Records with drawing code
============

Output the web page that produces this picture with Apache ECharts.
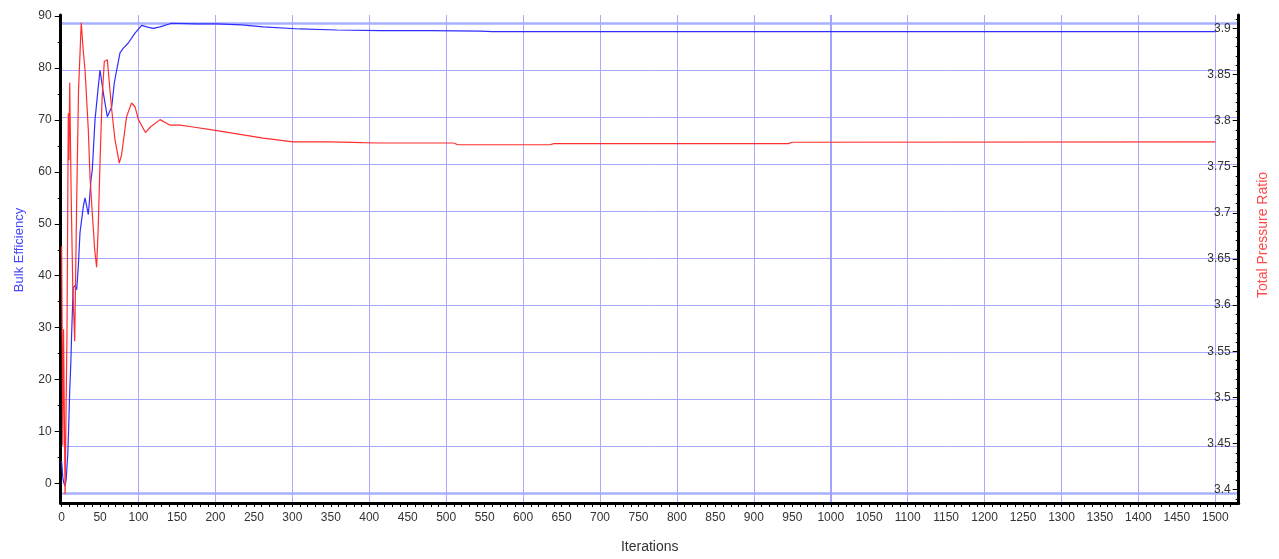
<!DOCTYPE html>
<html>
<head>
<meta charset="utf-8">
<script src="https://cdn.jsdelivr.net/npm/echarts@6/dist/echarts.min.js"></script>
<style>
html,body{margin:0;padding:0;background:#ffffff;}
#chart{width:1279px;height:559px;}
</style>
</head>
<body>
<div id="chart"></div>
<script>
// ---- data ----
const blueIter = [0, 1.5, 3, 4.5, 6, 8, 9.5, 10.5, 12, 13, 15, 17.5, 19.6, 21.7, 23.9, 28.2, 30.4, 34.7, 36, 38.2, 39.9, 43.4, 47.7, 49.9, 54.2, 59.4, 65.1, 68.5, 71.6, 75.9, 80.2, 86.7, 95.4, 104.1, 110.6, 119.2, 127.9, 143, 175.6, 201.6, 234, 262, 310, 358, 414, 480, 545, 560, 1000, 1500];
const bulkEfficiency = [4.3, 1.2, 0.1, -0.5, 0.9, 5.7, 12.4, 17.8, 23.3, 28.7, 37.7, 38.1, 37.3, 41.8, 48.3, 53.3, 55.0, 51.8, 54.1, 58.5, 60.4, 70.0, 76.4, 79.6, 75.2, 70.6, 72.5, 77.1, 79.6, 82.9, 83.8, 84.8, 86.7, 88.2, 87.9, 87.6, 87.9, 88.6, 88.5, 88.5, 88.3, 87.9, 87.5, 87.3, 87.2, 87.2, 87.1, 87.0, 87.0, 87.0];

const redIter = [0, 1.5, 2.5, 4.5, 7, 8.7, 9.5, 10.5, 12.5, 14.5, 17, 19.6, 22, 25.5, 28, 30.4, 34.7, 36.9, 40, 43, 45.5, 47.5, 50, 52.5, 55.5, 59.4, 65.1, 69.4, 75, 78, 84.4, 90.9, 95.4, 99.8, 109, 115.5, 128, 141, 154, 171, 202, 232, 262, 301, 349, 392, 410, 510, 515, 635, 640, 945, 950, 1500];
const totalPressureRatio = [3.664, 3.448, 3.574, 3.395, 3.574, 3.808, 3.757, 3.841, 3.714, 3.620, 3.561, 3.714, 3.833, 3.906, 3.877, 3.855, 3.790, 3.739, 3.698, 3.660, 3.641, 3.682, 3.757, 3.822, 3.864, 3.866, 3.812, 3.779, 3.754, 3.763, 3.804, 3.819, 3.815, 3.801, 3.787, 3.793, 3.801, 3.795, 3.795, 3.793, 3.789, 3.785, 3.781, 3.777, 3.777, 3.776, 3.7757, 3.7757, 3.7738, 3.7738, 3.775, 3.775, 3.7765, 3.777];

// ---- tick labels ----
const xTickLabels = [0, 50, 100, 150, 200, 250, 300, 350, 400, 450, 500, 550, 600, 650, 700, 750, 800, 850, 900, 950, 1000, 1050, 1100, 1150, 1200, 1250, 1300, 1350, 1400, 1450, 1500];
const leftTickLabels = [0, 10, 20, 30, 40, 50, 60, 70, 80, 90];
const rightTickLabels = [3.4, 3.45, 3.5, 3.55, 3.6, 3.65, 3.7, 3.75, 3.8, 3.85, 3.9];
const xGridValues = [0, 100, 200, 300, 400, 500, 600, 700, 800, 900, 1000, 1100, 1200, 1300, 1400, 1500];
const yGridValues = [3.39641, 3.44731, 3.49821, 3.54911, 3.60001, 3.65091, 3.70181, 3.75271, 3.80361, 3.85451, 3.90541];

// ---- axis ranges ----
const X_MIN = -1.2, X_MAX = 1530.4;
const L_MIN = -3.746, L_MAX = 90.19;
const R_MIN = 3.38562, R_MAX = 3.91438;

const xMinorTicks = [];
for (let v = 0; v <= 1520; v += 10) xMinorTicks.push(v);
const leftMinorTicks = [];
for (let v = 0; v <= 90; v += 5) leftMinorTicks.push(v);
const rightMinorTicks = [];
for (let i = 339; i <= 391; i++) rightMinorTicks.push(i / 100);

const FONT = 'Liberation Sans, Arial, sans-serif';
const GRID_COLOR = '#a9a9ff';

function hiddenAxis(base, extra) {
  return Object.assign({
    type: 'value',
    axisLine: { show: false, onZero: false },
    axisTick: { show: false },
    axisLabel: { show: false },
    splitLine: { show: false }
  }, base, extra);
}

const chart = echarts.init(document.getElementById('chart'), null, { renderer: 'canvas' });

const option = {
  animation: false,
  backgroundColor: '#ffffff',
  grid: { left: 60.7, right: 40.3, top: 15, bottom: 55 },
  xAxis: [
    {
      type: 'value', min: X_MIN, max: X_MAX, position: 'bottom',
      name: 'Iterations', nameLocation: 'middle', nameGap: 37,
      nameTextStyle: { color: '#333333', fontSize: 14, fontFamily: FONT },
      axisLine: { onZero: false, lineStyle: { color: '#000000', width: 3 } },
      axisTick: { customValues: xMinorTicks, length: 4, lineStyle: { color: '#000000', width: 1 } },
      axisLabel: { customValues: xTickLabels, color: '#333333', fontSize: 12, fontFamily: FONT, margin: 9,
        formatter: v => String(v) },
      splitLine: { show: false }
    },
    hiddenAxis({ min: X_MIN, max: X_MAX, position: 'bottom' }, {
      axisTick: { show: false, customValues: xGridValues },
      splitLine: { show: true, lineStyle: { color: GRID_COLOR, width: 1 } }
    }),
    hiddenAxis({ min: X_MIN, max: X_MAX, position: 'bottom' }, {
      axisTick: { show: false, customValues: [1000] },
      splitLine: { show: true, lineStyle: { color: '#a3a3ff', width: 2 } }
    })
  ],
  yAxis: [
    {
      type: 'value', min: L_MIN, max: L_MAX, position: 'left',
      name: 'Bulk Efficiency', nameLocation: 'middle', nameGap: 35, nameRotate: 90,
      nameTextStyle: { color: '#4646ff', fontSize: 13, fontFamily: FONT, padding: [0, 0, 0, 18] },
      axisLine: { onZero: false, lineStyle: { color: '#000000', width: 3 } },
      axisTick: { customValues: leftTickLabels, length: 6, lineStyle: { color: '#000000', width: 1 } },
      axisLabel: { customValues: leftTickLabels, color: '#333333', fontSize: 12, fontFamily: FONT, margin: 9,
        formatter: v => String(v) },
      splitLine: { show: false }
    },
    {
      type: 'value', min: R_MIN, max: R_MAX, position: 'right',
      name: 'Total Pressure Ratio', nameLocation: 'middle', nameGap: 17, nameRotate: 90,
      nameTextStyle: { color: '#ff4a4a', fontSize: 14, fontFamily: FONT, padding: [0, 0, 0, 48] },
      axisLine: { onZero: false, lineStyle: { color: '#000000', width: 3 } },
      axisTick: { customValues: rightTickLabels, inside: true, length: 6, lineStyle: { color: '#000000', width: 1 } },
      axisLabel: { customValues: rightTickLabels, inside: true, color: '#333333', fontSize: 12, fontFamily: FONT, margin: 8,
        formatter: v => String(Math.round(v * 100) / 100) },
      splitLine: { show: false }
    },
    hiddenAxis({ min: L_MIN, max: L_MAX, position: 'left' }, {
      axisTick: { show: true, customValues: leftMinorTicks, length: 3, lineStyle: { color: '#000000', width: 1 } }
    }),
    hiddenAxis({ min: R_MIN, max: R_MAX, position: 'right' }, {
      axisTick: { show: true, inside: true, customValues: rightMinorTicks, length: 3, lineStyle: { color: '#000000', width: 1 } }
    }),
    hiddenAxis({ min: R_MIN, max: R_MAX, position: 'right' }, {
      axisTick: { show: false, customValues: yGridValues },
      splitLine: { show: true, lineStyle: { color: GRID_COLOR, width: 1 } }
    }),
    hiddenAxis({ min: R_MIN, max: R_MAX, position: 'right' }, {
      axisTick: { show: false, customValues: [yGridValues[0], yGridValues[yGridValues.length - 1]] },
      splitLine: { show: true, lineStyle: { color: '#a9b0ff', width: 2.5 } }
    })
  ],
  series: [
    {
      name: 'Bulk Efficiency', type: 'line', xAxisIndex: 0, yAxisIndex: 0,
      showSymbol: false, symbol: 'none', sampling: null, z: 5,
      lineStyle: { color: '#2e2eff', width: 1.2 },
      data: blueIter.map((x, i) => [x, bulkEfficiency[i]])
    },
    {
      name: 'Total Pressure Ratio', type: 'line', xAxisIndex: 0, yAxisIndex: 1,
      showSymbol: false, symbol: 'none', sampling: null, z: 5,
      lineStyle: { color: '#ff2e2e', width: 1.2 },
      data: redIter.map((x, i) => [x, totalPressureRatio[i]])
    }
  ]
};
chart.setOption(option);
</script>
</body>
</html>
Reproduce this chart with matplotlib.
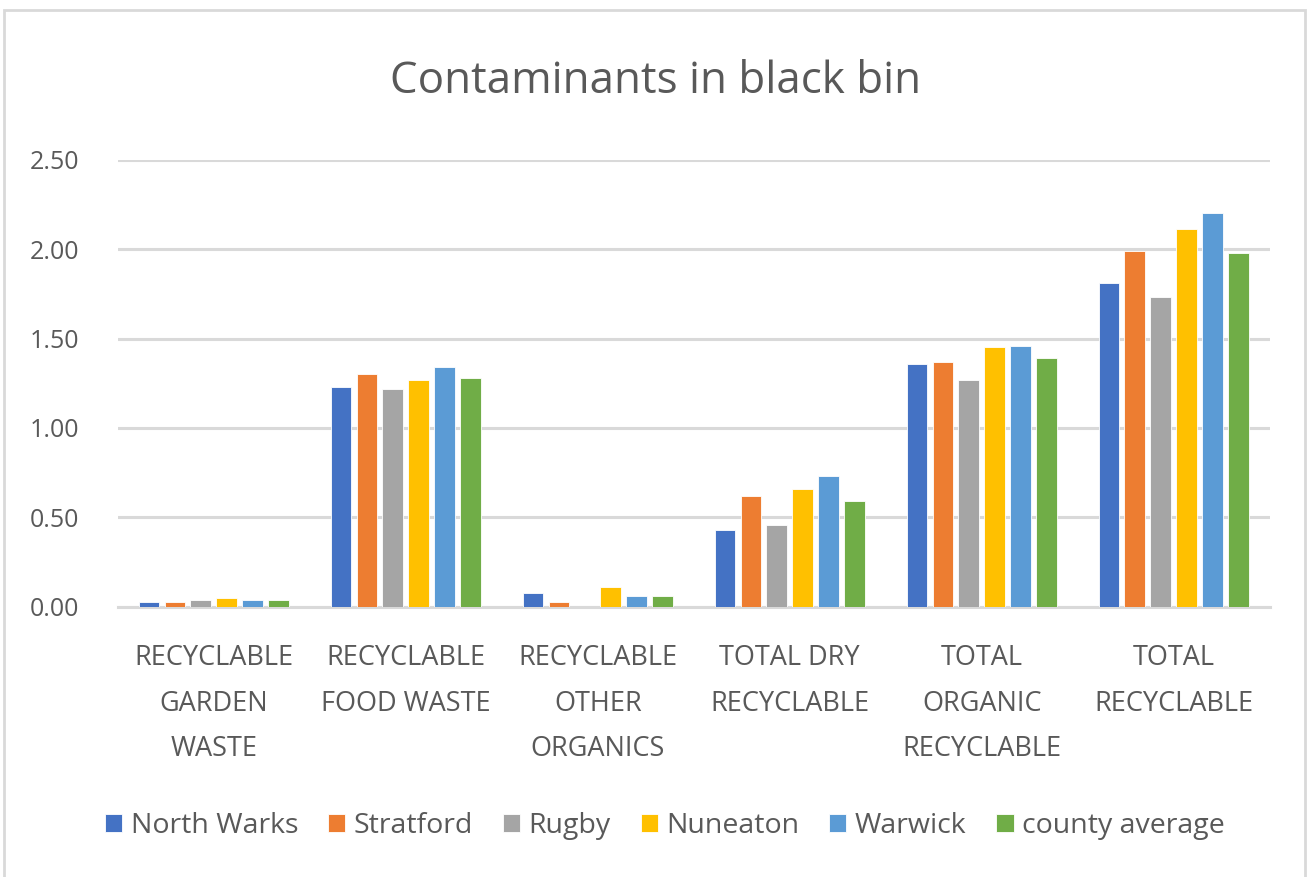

============

INSTRUCTIONS TO FOLLOW:
Extract, word for word, each line from the top of the data down to and including the line with "3.775, 3.7765, 3.777];"; skip the pictures.

TASK ANSWER:
Output the web page that produces this picture with Apache ECharts.
<!DOCTYPE html>
<html>
<head>
<meta charset="utf-8">
<script src="https://cdn.jsdelivr.net/npm/echarts@6/dist/echarts.min.js"></script>
<style>
html,body{margin:0;padding:0;background:#ffffff;}
#chart{width:1279px;height:559px;}
</style>
</head>
<body>
<div id="chart"></div>
<script>
// ---- data ----
const blueIter = [0, 1.5, 3, 4.5, 6, 8, 9.5, 10.5, 12, 13, 15, 17.5, 19.6, 21.7, 23.9, 28.2, 30.4, 34.7, 36, 38.2, 39.9, 43.4, 47.7, 49.9, 54.2, 59.4, 65.1, 68.5, 71.6, 75.9, 80.2, 86.7, 95.4, 104.1, 110.6, 119.2, 127.9, 143, 175.6, 201.6, 234, 262, 310, 358, 414, 480, 545, 560, 1000, 1500];
const bulkEfficiency = [4.3, 1.2, 0.1, -0.5, 0.9, 5.7, 12.4, 17.8, 23.3, 28.7, 37.7, 38.1, 37.3, 41.8, 48.3, 53.3, 55.0, 51.8, 54.1, 58.5, 60.4, 70.0, 76.4, 79.6, 75.2, 70.6, 72.5, 77.1, 79.6, 82.9, 83.8, 84.8, 86.7, 88.2, 87.9, 87.6, 87.9, 88.6, 88.5, 88.5, 88.3, 87.9, 87.5, 87.3, 87.2, 87.2, 87.1, 87.0, 87.0, 87.0];

const redIter = [0, 1.5, 2.5, 4.5, 7, 8.7, 9.5, 10.5, 12.5, 14.5, 17, 19.6, 22, 25.5, 28, 30.4, 34.7, 36.9, 40, 43, 45.5, 47.5, 50, 52.5, 55.5, 59.4, 65.1, 69.4, 75, 78, 84.4, 90.9, 95.4, 99.8, 109, 115.5, 128, 141, 154, 171, 202, 232, 262, 301, 349, 392, 410, 510, 515, 635, 640, 945, 950, 1500];
const totalPressureRatio = [3.664, 3.448, 3.574, 3.395, 3.574, 3.808, 3.757, 3.841, 3.714, 3.620, 3.561, 3.714, 3.833, 3.906, 3.877, 3.855, 3.790, 3.739, 3.698, 3.660, 3.641, 3.682, 3.757, 3.822, 3.864, 3.866, 3.812, 3.779, 3.754, 3.763, 3.804, 3.819, 3.815, 3.801, 3.787, 3.793, 3.801, 3.795, 3.795, 3.793, 3.789, 3.785, 3.781, 3.777, 3.777, 3.776, 3.7757, 3.7757, 3.7738, 3.7738, 3.775, 3.775, 3.7765, 3.777];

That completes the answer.